● SET PROBLEM: Copy the lines below as they are; omit the images they contain.

● DATA SHOWN:
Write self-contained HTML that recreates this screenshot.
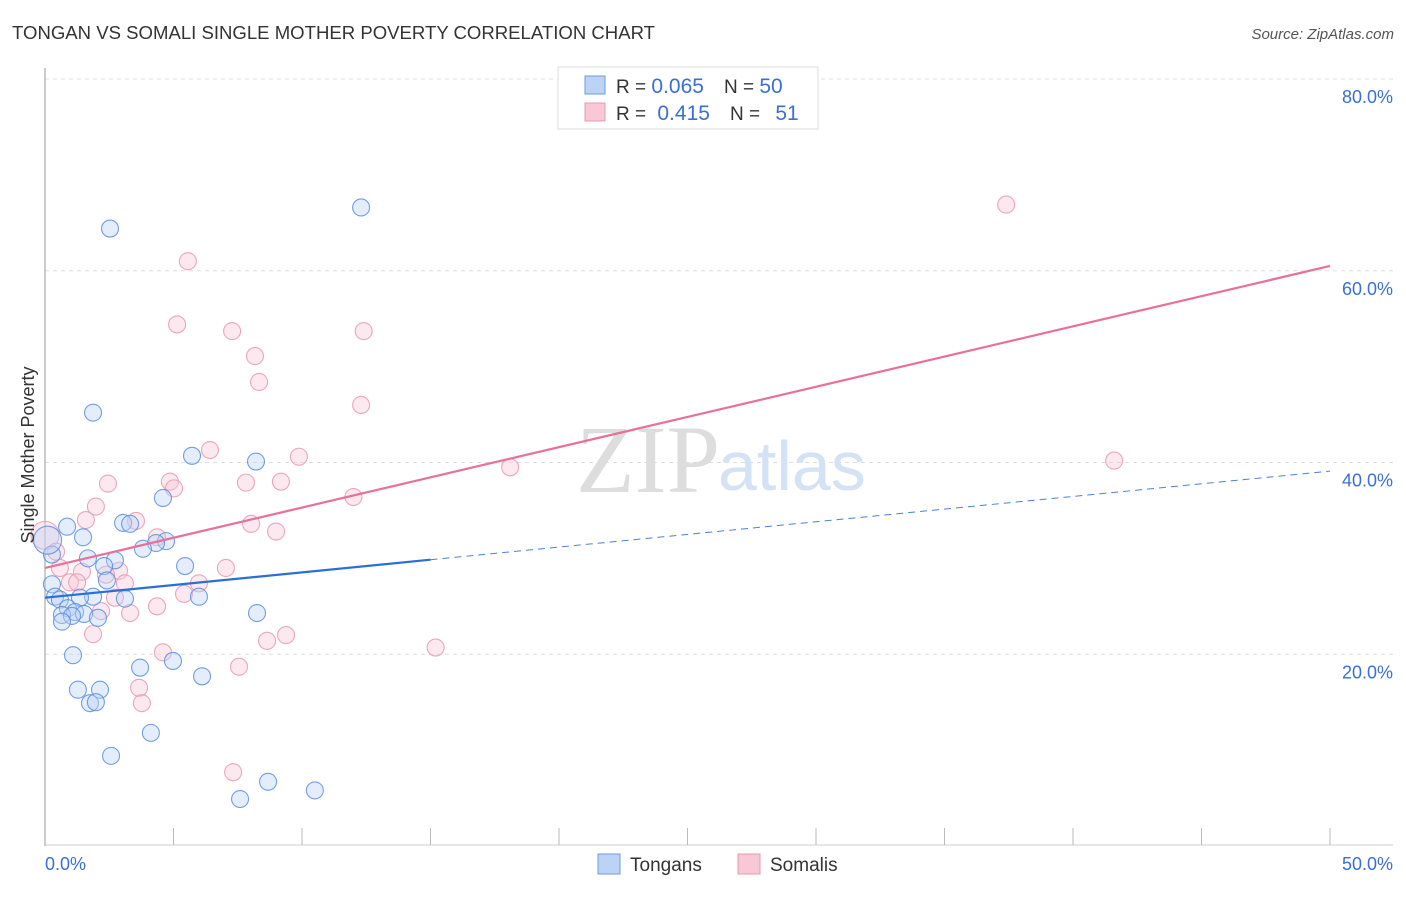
<!DOCTYPE html>
<html><head><meta charset="utf-8"><style>
body{margin:0;background:#fff;font-family:"Liberation Sans",sans-serif;}
</style></head><body>
<svg width="1406" height="892" viewBox="0 0 1406 892" xmlns="http://www.w3.org/2000/svg" font-family="Liberation Sans, sans-serif">
<text x="12" y="39" font-size="18" fill="#333" textLength="643" lengthAdjust="spacingAndGlyphs">TONGAN VS SOMALI SINGLE MOTHER POVERTY CORRELATION CHART</text>
<text x="1394" y="39" font-size="15" fill="#555" text-anchor="end" font-style="italic">Source: ZipAtlas.com</text>
<g id="grid"></g>
<text x="720" y="492" font-size="96" fill="#ddd" text-anchor="end" font-family="Liberation Serif, serif">ZIP</text>
<text x="718" y="490" font-size="70" fill="#d4e2f5">atlas</text>
<line x1="45" y1="68" x2="45" y2="846" stroke="#bbb" stroke-width="1.5"/>
<line x1="45" y1="845" x2="1393" y2="845" stroke="#ccc" stroke-width="1"/>
<g id="ticks"></g>
<g id="pts"></g>
<g id="lines"></g>
<text transform="translate(34,455) rotate(-90)" font-size="18" fill="#333" text-anchor="middle">Single Mother Poverty</text>
<text x="45" y="870" font-size="18" fill="#3a6fd6">0.0%</text>
<text x="1393" y="870" font-size="18" fill="#3a6fd6" text-anchor="end">50.0%</text>
<g>
<rect x="558" y="67" width="260" height="62" fill="#fff" stroke="#ddd"/>
<rect x="585" y="76" width="20" height="18" fill="#bcd3f5" stroke="#6d9be0"/>
<rect x="585" y="103" width="20" height="18" fill="#f8c8d6" stroke="#e898b0"/>
<text x="616" y="93" font-size="19" fill="#333">R = <tspan fill="#3a6fd6" font-size="21">0.065</tspan><tspan dx="20">N = </tspan><tspan fill="#3a6fd6" font-size="21">50</tspan></text>
<text x="616" y="120" font-size="19" fill="#333">R = <tspan fill="#3a6fd6" dx="6" font-size="21">0.415</tspan><tspan dx="20">N = </tspan><tspan fill="#3a6fd6" dx="10" font-size="21">51</tspan></text>
</g>
<g><rect x="598" y="854" width="22" height="20" fill="#bcd3f5" stroke="#6d9be0"/><text x="630" y="871" font-size="19" fill="#333">Tongans</text></g>
<g><rect x="738" y="854" width="22" height="20" fill="#f8c8d6" stroke="#e898b0"/><text x="770" y="871" font-size="19" fill="#333">Somalis</text></g>
</svg>
<script>
const yTicks=[20,40,60,80];
const blueX=[2.53,12.3,1.87,5.72,8.21,4.59,3.04,3.31,0.86,1.48,4.71,4.32,3.81,2.72,1.67,0.27,5.45,2.30,2.41,0.27,0.39,1.87,3.11,5.99,1.36,0.58,0.89,1.17,0.66,1.52,2.06,1.05,0.66,8.25,1.09,4.98,3.70,6.11,1.28,2.14,1.75,1.98,4.12,2.57,8.68,7.59,10.5,0.1];
const blueY=[64.4,66.6,45.2,40.7,40.1,36.3,33.7,33.6,33.3,32.2,31.8,31.6,31.0,29.8,30.0,30.4,29.2,29.2,27.7,27.3,26.0,26.0,25.8,26.0,25.9,25.7,24.8,24.4,24.1,24.2,23.8,24.0,23.4,24.3,19.9,19.3,18.6,17.7,16.3,16.3,14.9,15.0,11.8,9.4,6.7,4.9,5.8,31.9];
const pinkX=[37.4,5.56,5.14,7.28,12.4,8.17,8.33,12.3,6.42,9.88,41.6,18.1,4.86,5.02,2.45,7.82,9.18,12.0,1.98,1.59,3.54,8.02,8.99,4.36,0.0,0.43,0.58,1.44,2.88,2.37,0.97,1.25,3.11,7.04,5.99,5.41,2.72,4.36,3.31,2.18,1.87,9.38,8.64,15.2,4.59,7.55,3.66,3.77,7.32];
const pinkY=[66.9,61.0,54.4,53.7,53.7,51.1,48.4,46.0,41.3,40.6,40.2,39.5,38.0,37.3,37.8,37.9,38.0,36.4,35.4,34.0,33.9,33.6,32.8,32.2,32.4,30.7,29.0,28.6,28.7,28.3,27.5,27.5,27.4,29.0,27.4,26.3,25.9,25.0,24.3,24.5,22.1,22.0,21.4,20.7,20.2,18.7,16.5,14.9,7.7];
const blueBig=[47], pinkBig=[24];
const blueTrend=[25.9,39.1], pinkTrend=[29.0,60.5];
const NS='http://www.w3.org/2000/svg';
const sx=v=>45+v*25.7, sy=v=>846-v*9.5875;
function mk(tag,parent,attrs){const e=document.createElementNS(NS,tag);for(const k in attrs)e.setAttribute(k,attrs[k]);document.getElementById(parent).appendChild(e);return e;}
yTicks.forEach(t=>{
 const l=mk('line','grid',{x1:45,x2:1393,y1:sy(t),y2:sy(t),stroke:'#ddd','stroke-dasharray':'4,4'});
 
 
 const tx=mk('text','grid',{x:1393,y:sy(t)+24,'font-size':18,fill:'#3a6fd6','text-anchor':'end'});
 tx.textContent=t.toFixed(1)+'%';
 
 
});
for(let i=0;i<=10;i++){
 const l=mk('line','ticks',{x1:sx(i*5),x2:sx(i*5),y1:828,y2:845,stroke:'#bbb'});
 
 
}
function pts(X,Y,big,fill,stroke,name){
 X.forEach((x,i)=>{
  const r=big.includes(i)?14:8.5;
  const c=mk('circle','pts',{cx:sx(x),cy:sy(Y[i]),r:r,fill:fill,'fill-opacity':big.includes(i)?0.4:0.4,stroke:stroke,'stroke-width':1.1,'stroke-opacity':0.85});
  
  
 });
}
pts(pinkX,pinkY,pinkBig,'#f8c8d6','#e898b0','somali-point');
pts(blueX,blueY,blueBig,'#bcd3f5','#5b8ee0','tongan-point');
const bAt=x=>blueTrend[0]+(blueTrend[1]-blueTrend[0])*x/50;
const pAt=x=>pinkTrend[0]+(pinkTrend[1]-pinkTrend[0])*x/50;
let l=mk('line','lines',{x1:sx(0),y1:sy(pAt(0)),x2:sx(50),y2:sy(pAt(50)),stroke:'#e8709a','stroke-width':2.2});


l=mk('line','lines',{x1:sx(0),y1:sy(bAt(0)),x2:sx(15),y2:sy(bAt(15)),stroke:'#2a6fd6','stroke-width':2.2});


l=mk('line','lines',{x1:sx(15),y1:sy(bAt(15)),x2:sx(50),y2:sy(bAt(50)),stroke:'#4a80d8','stroke-width':1,'stroke-dasharray':'7,5'});


</script>
</body></html>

● OUTPUT:
Write self-contained HTML that recreates this screenshot.
<!DOCTYPE html>
<html><head><meta charset="utf-8"><style>
body{margin:0;background:#fff;font-family:"Liberation Sans",sans-serif;}
</style></head><body>
<svg width="1406" height="892" viewBox="0 0 1406 892" xmlns="http://www.w3.org/2000/svg" font-family="Liberation Sans, sans-serif">
<text x="12" y="39" font-size="18" fill="#333" textLength="643" lengthAdjust="spacingAndGlyphs">TONGAN VS SOMALI SINGLE MOTHER POVERTY CORRELATION CHART</text>
<text x="1394" y="39" font-size="15" fill="#555" text-anchor="end" font-style="italic">Source: ZipAtlas.com</text>
<g id="grid"></g>
<text x="720" y="492" font-size="96" fill="#ddd" text-anchor="end" font-family="Liberation Serif, serif">ZIP</text>
<text x="718" y="490" font-size="70" fill="#d4e2f5">atlas</text>
<line x1="45" y1="68" x2="45" y2="846" stroke="#bbb" stroke-width="1.5"/>
<line x1="45" y1="845" x2="1393" y2="845" stroke="#ccc" stroke-width="1"/>
<g id="ticks"></g>
<g id="pts"></g>
<g id="lines"></g>
<text transform="translate(34,455) rotate(-90)" font-size="18" fill="#333" text-anchor="middle">Single Mother Poverty</text>
<text x="45" y="870" font-size="18" fill="#3a6fd6">0.0%</text>
<text x="1393" y="870" font-size="18" fill="#3a6fd6" text-anchor="end">50.0%</text>
<g>
<rect x="558" y="67" width="260" height="62" fill="#fff" stroke="#ddd"/>
<rect x="585" y="76" width="20" height="18" fill="#bcd3f5" stroke="#6d9be0"/>
<rect x="585" y="103" width="20" height="18" fill="#f8c8d6" stroke="#e898b0"/>
<text x="616" y="93" font-size="19" fill="#333">R = <tspan fill="#3a6fd6" font-size="21">0.065</tspan><tspan dx="20">N = </tspan><tspan fill="#3a6fd6" font-size="21">50</tspan></text>
<text x="616" y="120" font-size="19" fill="#333">R = <tspan fill="#3a6fd6" dx="6" font-size="21">0.415</tspan><tspan dx="20">N = </tspan><tspan fill="#3a6fd6" dx="10" font-size="21">51</tspan></text>
</g>
<g><rect x="598" y="854" width="22" height="20" fill="#bcd3f5" stroke="#6d9be0"/><text x="630" y="871" font-size="19" fill="#333">Tongans</text></g>
<g><rect x="738" y="854" width="22" height="20" fill="#f8c8d6" stroke="#e898b0"/><text x="770" y="871" font-size="19" fill="#333">Somalis</text></g>
</svg>
<script>
const yTicks=[20,40,60,80];
const blueX=[2.53,12.3,1.87,5.72,8.21,4.59,3.04,3.31,0.86,1.48,4.71,4.32,3.81,2.72,1.67,0.27,5.45,2.30,2.41,0.27,0.39,1.87,3.11,5.99,1.36,0.58,0.89,1.17,0.66,1.52,2.06,1.05,0.66,8.25,1.09,4.98,3.70,6.11,1.28,2.14,1.75,1.98,4.12,2.57,8.68,7.59,10.5,0.1];
const blueY=[64.4,66.6,45.2,40.7,40.1,36.3,33.7,33.6,33.3,32.2,31.8,31.6,31.0,29.8,30.0,30.4,29.2,29.2,27.7,27.3,26.0,26.0,25.8,26.0,25.9,25.7,24.8,24.4,24.1,24.2,23.8,24.0,23.4,24.3,19.9,19.3,18.6,17.7,16.3,16.3,14.9,15.0,11.8,9.4,6.7,4.9,5.8,31.9];
const pinkX=[37.4,5.56,5.14,7.28,12.4,8.17,8.33,12.3,6.42,9.88,41.6,18.1,4.86,5.02,2.45,7.82,9.18,12.0,1.98,1.59,3.54,8.02,8.99,4.36,0.0,0.43,0.58,1.44,2.88,2.37,0.97,1.25,3.11,7.04,5.99,5.41,2.72,4.36,3.31,2.18,1.87,9.38,8.64,15.2,4.59,7.55,3.66,3.77,7.32];
const pinkY=[66.9,61.0,54.4,53.7,53.7,51.1,48.4,46.0,41.3,40.6,40.2,39.5,38.0,37.3,37.8,37.9,38.0,36.4,35.4,34.0,33.9,33.6,32.8,32.2,32.4,30.7,29.0,28.6,28.7,28.3,27.5,27.5,27.4,29.0,27.4,26.3,25.9,25.0,24.3,24.5,22.1,22.0,21.4,20.7,20.2,18.7,16.5,14.9,7.7];
const blueBig=[47], pinkBig=[24];
const blueTrend=[25.9,39.1], pinkTrend=[29.0,60.5];
const NS='http://www.w3.org/2000/svg';
const sx=v=>45+v*25.7, sy=v=>846-v*9.5875;
function mk(tag,parent,attrs){const e=document.createElementNS(NS,tag);for(const k in attrs)e.setAttribute(k,attrs[k]);document.getElementById(parent).appendChild(e);return e;}
yTicks.forEach(t=>{
 const l=mk('line','grid',{x1:45,x2:1393,y1:sy(t),y2:sy(t),stroke:'#ddd','stroke-dasharray':'4,4'});
 
 
 const tx=mk('text','grid',{x:1393,y:sy(t)+24,'font-size':18,fill:'#3a6fd6','text-anchor':'end'});
 tx.textContent=t.toFixed(1)+'%';
 
 
});
for(let i=0;i<=10;i++){
 const l=mk('line','ticks',{x1:sx(i*5),x2:sx(i*5),y1:828,y2:845,stroke:'#bbb'});
 
 
}
function pts(X,Y,big,fill,stroke,name){
 X.forEach((x,i)=>{
  const r=big.includes(i)?14:8.5;
  const c=mk('circle','pts',{cx:sx(x),cy:sy(Y[i]),r:r,fill:fill,'fill-opacity':big.includes(i)?0.4:0.4,stroke:stroke,'stroke-width':1.1,'stroke-opacity':0.85});
  
  
 });
}
pts(pinkX,pinkY,pinkBig,'#f8c8d6','#e898b0','somali-point');
pts(blueX,blueY,blueBig,'#bcd3f5','#5b8ee0','tongan-point');
const bAt=x=>blueTrend[0]+(blueTrend[1]-blueTrend[0])*x/50;
const pAt=x=>pinkTrend[0]+(pinkTrend[1]-pinkTrend[0])*x/50;
let l=mk('line','lines',{x1:sx(0),y1:sy(pAt(0)),x2:sx(50),y2:sy(pAt(50)),stroke:'#e8709a','stroke-width':2.2});


l=mk('line','lines',{x1:sx(0),y1:sy(bAt(0)),x2:sx(15),y2:sy(bAt(15)),stroke:'#2a6fd6','stroke-width':2.2});


l=mk('line','lines',{x1:sx(15),y1:sy(bAt(15)),x2:sx(50),y2:sy(bAt(50)),stroke:'#4a80d8','stroke-width':1,'stroke-dasharray':'7,5'});


</script>
</body></html>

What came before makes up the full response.